◆ **WHAT THE EXERCISE ASKS**: Starting from the top of the material, restate each line exactly until the line that contains "const xTicks = [0,5000,10000,15000,20000,25000,30000];", which is also copied. Pictures are excluded.
+++ SUPPLIED MATERIAL +++
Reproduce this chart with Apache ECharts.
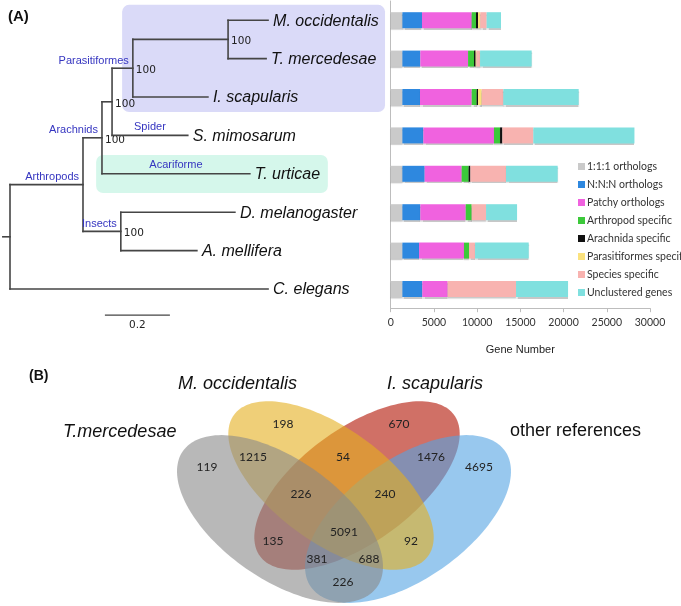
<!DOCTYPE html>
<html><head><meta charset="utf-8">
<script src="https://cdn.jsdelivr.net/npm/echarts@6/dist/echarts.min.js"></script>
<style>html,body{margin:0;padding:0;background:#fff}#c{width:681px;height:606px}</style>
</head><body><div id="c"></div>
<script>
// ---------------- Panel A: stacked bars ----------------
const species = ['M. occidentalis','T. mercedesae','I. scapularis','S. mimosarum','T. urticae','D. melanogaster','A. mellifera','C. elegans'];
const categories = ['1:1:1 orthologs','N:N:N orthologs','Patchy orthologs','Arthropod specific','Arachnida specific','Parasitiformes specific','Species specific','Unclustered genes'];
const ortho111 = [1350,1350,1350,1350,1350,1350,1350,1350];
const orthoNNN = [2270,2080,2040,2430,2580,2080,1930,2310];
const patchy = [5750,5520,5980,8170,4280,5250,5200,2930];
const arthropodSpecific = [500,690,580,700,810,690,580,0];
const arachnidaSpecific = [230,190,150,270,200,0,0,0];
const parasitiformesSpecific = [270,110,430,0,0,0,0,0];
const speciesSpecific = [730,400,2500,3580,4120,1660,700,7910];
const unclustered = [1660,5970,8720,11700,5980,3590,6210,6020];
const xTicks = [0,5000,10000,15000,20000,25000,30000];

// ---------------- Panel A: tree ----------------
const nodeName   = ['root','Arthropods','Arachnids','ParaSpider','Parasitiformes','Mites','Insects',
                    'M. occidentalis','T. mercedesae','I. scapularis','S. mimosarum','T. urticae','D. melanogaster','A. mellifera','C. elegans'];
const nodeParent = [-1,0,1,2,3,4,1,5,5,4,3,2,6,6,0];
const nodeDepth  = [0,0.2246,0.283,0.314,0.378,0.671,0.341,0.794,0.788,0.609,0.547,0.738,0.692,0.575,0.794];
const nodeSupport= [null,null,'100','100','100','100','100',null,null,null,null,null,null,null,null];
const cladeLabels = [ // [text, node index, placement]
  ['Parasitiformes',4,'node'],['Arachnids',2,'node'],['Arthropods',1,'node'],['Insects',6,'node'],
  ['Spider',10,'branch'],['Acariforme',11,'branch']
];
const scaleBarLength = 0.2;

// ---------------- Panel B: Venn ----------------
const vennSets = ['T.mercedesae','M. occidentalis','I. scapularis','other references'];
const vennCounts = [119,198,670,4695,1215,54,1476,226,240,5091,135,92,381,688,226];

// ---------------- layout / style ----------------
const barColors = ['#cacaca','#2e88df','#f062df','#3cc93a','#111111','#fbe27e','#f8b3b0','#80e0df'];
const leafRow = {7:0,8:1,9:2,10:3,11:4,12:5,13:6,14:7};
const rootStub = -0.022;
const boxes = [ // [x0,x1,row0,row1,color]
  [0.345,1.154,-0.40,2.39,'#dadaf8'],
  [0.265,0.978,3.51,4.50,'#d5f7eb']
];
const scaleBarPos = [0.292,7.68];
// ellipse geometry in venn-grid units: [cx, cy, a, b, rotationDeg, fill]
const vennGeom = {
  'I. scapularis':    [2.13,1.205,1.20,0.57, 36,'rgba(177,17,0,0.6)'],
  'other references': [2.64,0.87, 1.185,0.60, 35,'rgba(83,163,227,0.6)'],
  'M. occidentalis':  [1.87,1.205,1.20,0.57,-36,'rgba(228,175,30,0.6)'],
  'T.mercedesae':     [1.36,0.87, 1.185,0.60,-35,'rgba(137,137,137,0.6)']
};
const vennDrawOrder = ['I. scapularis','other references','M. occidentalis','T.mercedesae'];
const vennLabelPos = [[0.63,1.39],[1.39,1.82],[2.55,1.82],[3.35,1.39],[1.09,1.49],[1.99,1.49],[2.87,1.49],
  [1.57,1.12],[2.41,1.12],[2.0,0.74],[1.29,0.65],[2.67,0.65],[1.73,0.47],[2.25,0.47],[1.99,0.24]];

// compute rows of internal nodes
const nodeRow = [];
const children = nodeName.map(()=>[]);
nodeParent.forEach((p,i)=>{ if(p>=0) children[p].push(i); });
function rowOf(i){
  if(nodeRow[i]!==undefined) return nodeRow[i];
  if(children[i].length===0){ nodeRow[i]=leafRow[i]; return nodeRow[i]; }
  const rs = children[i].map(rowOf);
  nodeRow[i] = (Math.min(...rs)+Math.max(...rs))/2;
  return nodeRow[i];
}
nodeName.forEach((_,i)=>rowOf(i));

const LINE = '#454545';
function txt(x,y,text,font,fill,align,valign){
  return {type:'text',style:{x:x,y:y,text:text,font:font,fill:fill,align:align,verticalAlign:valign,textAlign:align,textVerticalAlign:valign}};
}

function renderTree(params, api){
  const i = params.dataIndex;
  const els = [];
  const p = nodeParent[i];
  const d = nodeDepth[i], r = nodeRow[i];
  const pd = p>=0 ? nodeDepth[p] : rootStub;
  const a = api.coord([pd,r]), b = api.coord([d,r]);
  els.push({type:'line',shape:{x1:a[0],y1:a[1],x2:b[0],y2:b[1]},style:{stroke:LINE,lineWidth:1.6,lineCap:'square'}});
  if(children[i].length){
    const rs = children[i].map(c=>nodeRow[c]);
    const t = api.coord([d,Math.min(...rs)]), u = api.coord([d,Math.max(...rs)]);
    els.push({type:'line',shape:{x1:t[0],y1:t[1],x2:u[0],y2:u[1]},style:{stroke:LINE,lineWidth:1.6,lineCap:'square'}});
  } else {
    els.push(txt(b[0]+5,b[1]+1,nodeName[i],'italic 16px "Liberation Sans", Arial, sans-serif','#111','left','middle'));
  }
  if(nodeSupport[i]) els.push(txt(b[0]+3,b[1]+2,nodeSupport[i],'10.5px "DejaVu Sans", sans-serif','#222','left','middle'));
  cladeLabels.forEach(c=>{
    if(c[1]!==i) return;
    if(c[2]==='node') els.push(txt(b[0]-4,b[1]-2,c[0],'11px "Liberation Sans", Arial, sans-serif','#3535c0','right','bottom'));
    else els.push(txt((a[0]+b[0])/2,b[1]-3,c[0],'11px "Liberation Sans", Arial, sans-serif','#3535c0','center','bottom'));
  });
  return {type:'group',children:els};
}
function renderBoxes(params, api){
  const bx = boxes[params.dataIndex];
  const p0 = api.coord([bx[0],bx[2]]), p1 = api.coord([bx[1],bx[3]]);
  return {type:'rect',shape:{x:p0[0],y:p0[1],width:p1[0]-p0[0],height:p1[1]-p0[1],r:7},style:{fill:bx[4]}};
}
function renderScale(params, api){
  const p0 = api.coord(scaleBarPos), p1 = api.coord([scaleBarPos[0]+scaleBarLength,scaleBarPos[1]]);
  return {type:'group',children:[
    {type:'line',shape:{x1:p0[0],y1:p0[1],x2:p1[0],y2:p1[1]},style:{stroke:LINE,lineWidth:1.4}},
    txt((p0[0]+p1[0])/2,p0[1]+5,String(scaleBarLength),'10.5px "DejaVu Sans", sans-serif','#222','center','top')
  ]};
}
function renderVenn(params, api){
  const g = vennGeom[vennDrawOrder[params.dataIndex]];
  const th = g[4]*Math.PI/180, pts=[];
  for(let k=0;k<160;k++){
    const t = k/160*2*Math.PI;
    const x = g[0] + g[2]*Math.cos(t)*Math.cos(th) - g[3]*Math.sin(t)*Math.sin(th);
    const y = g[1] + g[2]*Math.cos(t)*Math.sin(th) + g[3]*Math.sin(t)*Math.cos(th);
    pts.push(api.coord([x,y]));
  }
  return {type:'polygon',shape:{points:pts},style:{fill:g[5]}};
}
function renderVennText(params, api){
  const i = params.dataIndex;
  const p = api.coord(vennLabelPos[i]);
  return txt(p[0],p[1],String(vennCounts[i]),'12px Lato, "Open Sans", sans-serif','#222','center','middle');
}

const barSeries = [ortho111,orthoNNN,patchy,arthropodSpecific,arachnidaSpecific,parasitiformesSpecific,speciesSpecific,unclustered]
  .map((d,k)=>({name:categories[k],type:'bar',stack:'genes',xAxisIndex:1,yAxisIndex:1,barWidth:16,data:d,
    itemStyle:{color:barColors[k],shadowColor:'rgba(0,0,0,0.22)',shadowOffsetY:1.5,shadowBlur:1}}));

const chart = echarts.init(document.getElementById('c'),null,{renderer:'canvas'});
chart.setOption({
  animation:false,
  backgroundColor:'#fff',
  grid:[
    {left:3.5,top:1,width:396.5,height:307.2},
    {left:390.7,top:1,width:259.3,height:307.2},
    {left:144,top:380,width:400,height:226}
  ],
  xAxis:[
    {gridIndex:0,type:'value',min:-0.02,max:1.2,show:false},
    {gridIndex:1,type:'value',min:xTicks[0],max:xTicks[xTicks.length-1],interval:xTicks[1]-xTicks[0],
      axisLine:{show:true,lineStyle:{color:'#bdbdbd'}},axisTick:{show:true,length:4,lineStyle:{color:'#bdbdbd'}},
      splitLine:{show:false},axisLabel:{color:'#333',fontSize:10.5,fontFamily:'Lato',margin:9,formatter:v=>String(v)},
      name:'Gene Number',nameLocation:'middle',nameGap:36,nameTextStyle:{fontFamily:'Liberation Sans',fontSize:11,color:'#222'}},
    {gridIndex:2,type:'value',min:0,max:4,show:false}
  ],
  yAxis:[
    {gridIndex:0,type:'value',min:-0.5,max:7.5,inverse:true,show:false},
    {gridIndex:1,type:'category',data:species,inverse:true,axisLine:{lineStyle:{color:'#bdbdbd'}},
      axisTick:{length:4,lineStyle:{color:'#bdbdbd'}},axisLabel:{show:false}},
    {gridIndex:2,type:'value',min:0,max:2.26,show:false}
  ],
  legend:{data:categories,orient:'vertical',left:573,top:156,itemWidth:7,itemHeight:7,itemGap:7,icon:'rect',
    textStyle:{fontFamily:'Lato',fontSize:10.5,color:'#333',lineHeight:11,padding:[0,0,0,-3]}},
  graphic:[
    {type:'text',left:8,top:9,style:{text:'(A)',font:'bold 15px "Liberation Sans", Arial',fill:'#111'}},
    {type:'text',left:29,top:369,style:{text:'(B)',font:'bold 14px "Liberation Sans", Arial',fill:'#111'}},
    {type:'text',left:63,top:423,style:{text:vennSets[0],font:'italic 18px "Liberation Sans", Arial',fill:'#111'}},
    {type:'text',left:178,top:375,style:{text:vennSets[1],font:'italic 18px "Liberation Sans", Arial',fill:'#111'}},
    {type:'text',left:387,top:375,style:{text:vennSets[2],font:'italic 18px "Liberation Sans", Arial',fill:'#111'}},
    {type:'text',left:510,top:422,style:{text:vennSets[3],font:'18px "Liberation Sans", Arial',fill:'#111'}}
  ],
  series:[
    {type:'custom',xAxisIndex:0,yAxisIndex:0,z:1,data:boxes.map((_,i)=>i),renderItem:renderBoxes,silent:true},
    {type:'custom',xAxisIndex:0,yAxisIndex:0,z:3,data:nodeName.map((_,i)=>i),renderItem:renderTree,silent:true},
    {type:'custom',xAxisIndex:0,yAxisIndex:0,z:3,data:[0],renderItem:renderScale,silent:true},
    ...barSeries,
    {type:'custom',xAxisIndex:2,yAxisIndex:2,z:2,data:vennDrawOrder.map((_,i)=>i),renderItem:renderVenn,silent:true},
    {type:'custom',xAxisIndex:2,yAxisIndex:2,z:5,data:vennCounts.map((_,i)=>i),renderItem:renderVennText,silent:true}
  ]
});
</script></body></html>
+++
◆ **COMPLETE OUTPUT**:
Reproduce this chart with Apache ECharts.
<!DOCTYPE html>
<html><head><meta charset="utf-8">
<script src="https://cdn.jsdelivr.net/npm/echarts@6/dist/echarts.min.js"></script>
<style>html,body{margin:0;padding:0;background:#fff}#c{width:681px;height:606px}</style>
</head><body><div id="c"></div>
<script>
// ---------------- Panel A: stacked bars ----------------
const species = ['M. occidentalis','T. mercedesae','I. scapularis','S. mimosarum','T. urticae','D. melanogaster','A. mellifera','C. elegans'];
const categories = ['1:1:1 orthologs','N:N:N orthologs','Patchy orthologs','Arthropod specific','Arachnida specific','Parasitiformes specific','Species specific','Unclustered genes'];
const ortho111 = [1350,1350,1350,1350,1350,1350,1350,1350];
const orthoNNN = [2270,2080,2040,2430,2580,2080,1930,2310];
const patchy = [5750,5520,5980,8170,4280,5250,5200,2930];
const arthropodSpecific = [500,690,580,700,810,690,580,0];
const arachnidaSpecific = [230,190,150,270,200,0,0,0];
const parasitiformesSpecific = [270,110,430,0,0,0,0,0];
const speciesSpecific = [730,400,2500,3580,4120,1660,700,7910];
const unclustered = [1660,5970,8720,11700,5980,3590,6210,6020];
const xTicks = [0,5000,10000,15000,20000,25000,30000];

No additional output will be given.